As the film shows her projecting confidence in public, it also turns to the turmoil she carried privately. She wrestled with her sexual identity and developed a severe eating disorder under the pressure of maintaining an image. The documentary covers the painful legal battle with Marilyn Barnett that resulted in King being outed. The moment brings immense suffering, followed by a sense of liberation.
Her reach moves past tennis and into pop culture through her friendship with Elton John and his tribute song “Philadelphia Freedom.” Modern champions such as Serena Williams and Chris Evert appear to credit her with shaping their careers. By the end, King remains feisty and present in the sporting world today.
Give Me the Ball! premiered at the Sundance Film Festival on January 26, 2026, receiving widespread acclaim for its intimate and high-energy portrayal of tennis legend Billie Jean King. As an ESPN Films production within the celebrated 30 for 30 series, the documentary is scheduled to air on ESPN and will be available for streaming on Disney+ and Hulu shortly after its festival run. The film utilizes a blend of rare archival footage and contemporary interviews to capture King’s transformative influence on both professional sports and global gender politics.
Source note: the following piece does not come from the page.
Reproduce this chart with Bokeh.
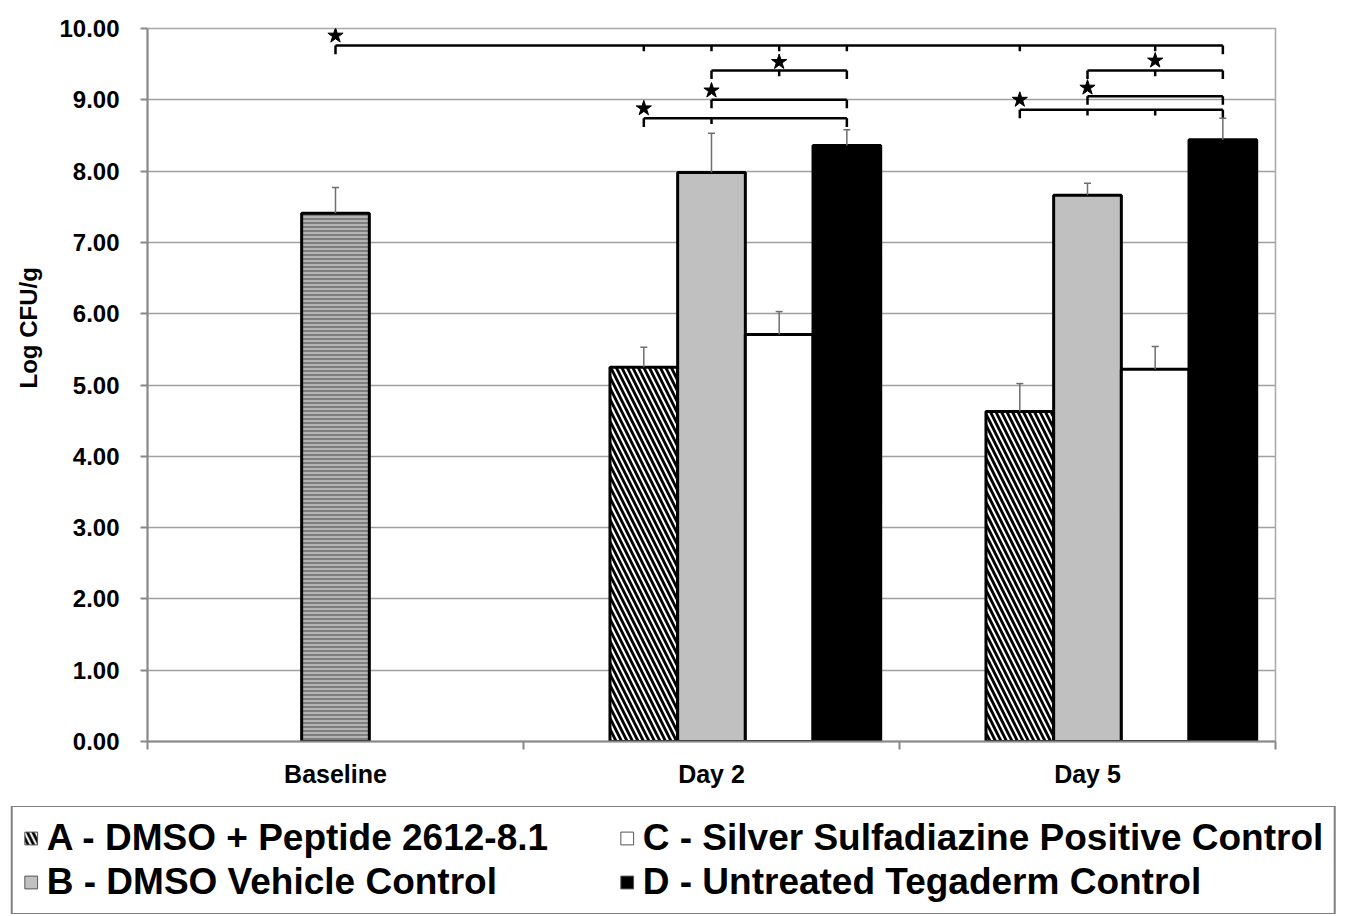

Where to Watch Give Me the Ball! (2026) Online
Full Credits
Title: Give Me the Ball!
Distributor: ESPN Films, Disney+
Release date: January 26, 2026
Rating: TV-PG
Running time: 101 minutes
Director: Liz Garbus, Elizabeth Wolff
Writers: Liz Garbus, Elizabeth Wolff
Producers and Executive Producers: Liz Garbus, Elizabeth Wolff, Dominic Crossley-Holland, Dan Cogan, Chris James, Gentry Kirby, Jon Bardin, Tommy Coriale, Louis Mole, Isabel Davis, Jay de Andrade, Ben Lampkin, Heather Anderson, Marsha Cooke, Brian Lockhart, Burke Magnus, Seth Abraham
Cast: Billie Jean King, Ilana Kloss, Elton John, Rosie Casals, Chris Evert, Serena Williams, Julie Heldman
Director of Photography (Cinematographer): Tony Hardmon, Thorsten Thielow
Editors: Joshua L. Pearson
Composer: Laura Karpman
The Review
Give Me the Ball!
This documentary is an electric, high-velocity portrait that perfectly captures the kinetic energy of its subject. It successfully balances the public triumphs of a sporting legend with the deeply personal costs of being a trailblazer. Through zippy editing and candid present-day interviews, the film serves as both a historical time capsule and an inspiring call to action for future generations. It is a masterfully assembled tribute that feels as urgent today as the battles it depicts.
PROS
- The pacing mirrors the intensity of a tennis match, keeping the energy high throughout.
- King’s modern-day interviews are remarkably candid, funny, and deeply insightful.
- The film provides a rich look at the misogyny and classism of the 1970s sporting world.
- It doesn’t shy away from the personal toll of King’s activism, including her struggles with identity and health.
CONS
- While the editing is zippy, the overall biographical flow follows a somewhat standard linear path.
- For viewers well-versed in sports history, some segments—like the Battle of the Sexes—may cover familiar territory.